An innocuous search for a stock trading firm by investor Matt Cole led him to a professional and sophisticated forex website. He dealt with those people for four months, thinking they were from a genuine institution. But by the end of it, Cole had lost his hard-earned money to online scammers. Precisely this has been happening to victims worldwide for the past few years, and Australia is no exception when it comes to online scams. In 2021 alone, Australians have lost more than $236 million to scams. Although the most affected age group have been 65 and older, the latest figures suggest that persons aged 35 to 44 came second in the number of reports, followed by 25 to 34. However, increasingly younger age groups too are reporting huge losses, which show scams can impact people of all ages.

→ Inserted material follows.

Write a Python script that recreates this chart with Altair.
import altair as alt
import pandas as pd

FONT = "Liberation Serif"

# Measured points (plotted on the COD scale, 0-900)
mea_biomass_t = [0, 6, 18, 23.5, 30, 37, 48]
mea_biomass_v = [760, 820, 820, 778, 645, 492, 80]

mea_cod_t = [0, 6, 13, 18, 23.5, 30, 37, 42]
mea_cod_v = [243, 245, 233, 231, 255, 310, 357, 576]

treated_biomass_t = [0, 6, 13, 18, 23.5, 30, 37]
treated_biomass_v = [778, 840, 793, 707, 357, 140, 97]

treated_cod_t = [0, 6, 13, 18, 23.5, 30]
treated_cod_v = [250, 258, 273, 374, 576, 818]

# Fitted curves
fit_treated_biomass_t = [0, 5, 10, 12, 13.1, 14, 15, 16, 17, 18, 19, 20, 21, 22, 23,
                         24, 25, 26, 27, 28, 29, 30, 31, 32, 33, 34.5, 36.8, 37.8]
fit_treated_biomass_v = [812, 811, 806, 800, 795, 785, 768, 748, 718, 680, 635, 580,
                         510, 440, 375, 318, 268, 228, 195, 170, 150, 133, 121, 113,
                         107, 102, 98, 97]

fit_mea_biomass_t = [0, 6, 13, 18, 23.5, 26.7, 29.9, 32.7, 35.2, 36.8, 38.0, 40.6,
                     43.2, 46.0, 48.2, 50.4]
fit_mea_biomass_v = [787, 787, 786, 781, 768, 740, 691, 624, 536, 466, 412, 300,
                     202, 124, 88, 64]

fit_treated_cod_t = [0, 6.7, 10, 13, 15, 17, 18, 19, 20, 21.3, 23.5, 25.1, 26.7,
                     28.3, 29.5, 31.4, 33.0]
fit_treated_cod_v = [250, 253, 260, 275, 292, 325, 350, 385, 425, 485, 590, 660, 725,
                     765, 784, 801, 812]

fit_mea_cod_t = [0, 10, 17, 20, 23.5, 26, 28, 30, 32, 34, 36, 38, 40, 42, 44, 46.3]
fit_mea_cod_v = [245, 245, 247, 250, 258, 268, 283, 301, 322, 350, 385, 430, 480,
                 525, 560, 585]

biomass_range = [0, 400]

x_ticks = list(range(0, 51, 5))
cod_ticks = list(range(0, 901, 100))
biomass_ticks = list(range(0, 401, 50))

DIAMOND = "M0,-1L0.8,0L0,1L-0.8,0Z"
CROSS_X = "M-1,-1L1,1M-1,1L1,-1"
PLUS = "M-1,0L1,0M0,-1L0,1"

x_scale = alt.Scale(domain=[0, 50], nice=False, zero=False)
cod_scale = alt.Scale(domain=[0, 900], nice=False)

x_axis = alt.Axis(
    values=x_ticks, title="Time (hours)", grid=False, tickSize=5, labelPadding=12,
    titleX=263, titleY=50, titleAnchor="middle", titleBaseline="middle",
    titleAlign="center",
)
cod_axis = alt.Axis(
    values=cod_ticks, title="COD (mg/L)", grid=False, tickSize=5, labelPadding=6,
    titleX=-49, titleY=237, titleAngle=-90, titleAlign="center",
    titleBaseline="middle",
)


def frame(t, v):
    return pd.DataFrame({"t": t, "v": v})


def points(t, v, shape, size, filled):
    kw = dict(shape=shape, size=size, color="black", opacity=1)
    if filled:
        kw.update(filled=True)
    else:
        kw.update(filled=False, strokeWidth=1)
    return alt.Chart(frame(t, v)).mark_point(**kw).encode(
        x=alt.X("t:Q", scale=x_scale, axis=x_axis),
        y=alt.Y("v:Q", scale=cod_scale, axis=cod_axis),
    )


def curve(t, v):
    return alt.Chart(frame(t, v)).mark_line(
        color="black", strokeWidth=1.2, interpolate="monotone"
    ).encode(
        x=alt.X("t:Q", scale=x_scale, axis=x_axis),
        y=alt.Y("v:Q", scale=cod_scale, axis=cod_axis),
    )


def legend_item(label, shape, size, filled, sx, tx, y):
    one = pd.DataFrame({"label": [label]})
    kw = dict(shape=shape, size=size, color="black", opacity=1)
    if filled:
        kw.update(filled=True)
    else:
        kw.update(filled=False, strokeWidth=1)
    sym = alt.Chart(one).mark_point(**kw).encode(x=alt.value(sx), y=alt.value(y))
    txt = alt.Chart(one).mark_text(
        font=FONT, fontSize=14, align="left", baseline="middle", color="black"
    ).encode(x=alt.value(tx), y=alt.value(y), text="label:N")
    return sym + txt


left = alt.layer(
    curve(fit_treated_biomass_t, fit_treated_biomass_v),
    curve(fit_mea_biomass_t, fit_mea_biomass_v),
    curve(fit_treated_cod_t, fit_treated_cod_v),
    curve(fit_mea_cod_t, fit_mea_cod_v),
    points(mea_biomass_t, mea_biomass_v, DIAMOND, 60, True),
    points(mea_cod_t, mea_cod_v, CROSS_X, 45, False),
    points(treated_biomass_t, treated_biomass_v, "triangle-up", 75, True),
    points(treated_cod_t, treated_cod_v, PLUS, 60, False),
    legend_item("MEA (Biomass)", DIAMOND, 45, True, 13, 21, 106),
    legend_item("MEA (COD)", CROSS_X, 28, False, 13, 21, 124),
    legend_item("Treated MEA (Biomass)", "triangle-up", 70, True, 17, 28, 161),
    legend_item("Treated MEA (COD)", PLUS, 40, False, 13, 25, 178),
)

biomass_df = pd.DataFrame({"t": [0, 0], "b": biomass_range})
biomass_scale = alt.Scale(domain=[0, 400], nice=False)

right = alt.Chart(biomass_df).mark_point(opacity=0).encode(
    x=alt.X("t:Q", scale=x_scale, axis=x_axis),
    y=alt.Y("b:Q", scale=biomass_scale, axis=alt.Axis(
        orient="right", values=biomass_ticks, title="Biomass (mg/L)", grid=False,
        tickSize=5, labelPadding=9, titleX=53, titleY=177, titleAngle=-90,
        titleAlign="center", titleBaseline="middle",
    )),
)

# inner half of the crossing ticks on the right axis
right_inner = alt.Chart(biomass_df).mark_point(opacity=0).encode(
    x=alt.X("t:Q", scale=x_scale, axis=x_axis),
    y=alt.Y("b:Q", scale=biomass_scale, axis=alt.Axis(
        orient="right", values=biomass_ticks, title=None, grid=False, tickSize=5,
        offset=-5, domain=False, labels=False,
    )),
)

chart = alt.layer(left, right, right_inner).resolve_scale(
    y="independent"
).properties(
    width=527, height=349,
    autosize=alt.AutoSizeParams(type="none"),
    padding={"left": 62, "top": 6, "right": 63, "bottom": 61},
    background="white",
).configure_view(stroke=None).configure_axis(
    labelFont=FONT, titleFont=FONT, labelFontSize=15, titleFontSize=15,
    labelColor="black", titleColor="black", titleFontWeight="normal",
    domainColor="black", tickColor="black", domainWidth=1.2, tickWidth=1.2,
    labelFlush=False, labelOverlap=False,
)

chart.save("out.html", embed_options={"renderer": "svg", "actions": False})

We need to understand scams could affect anyone. Data from the Scamwatch website run by the Australian Competition and Consumer Commission has shown how simply you could fall for a scam. Though banks and other institutions have become more sophisticated to secure their customers from scams, the scammers, too, have upgraded their technology. Moreover, the discovery of the flubot malware has shown how fast scammers can adapt their scamming techniques. The scams also vary from the impersonation of government agencies like the Australian Border Force to scammers posing as Australian Taxation Office officers claiming to refund taxes if victims provided their personal and financial details.
To put things in perspective, reports to Scamwatch in 2021 have gone up by 50 percent compared to the same period last year, which roughly translates to 242,000 reports. The $236 million loss mentioned earlier is an 87% increase from previous figures, and scams over the phone have gone up by 74%. However, most losses have been reported for investment scams amounting to $121 million, dating and romance frauds amounting to $39 million, false billing scams amounting to $13 million and remote access scams with a figure of $12 million. While the highest scams reported are phishing with 59,491 reports, threat-based scams come second, with identity theft coming third, respectively.
Hence, apart from cyber security, we should also create awareness about this situation. Victims mustn’t be embarrassed to speak out about their harrowing encounters; the more we discuss and share, the more challenging it is for the fraudsters to cheat innocent victims. Experts say a moment of carelessness can lead to clicking a phishing website or a scammer link, but if more people talk about their encounters, then others can be warned. To tackle this problem, around 350 participants from across government, private and community groups have come together to participate in Scams Awareness Week. This initiative encourages victims to come forward to talk about their experiences and have frank conversations because, in the larger context, the aim is to help people detect, prevent, and avoid these scams.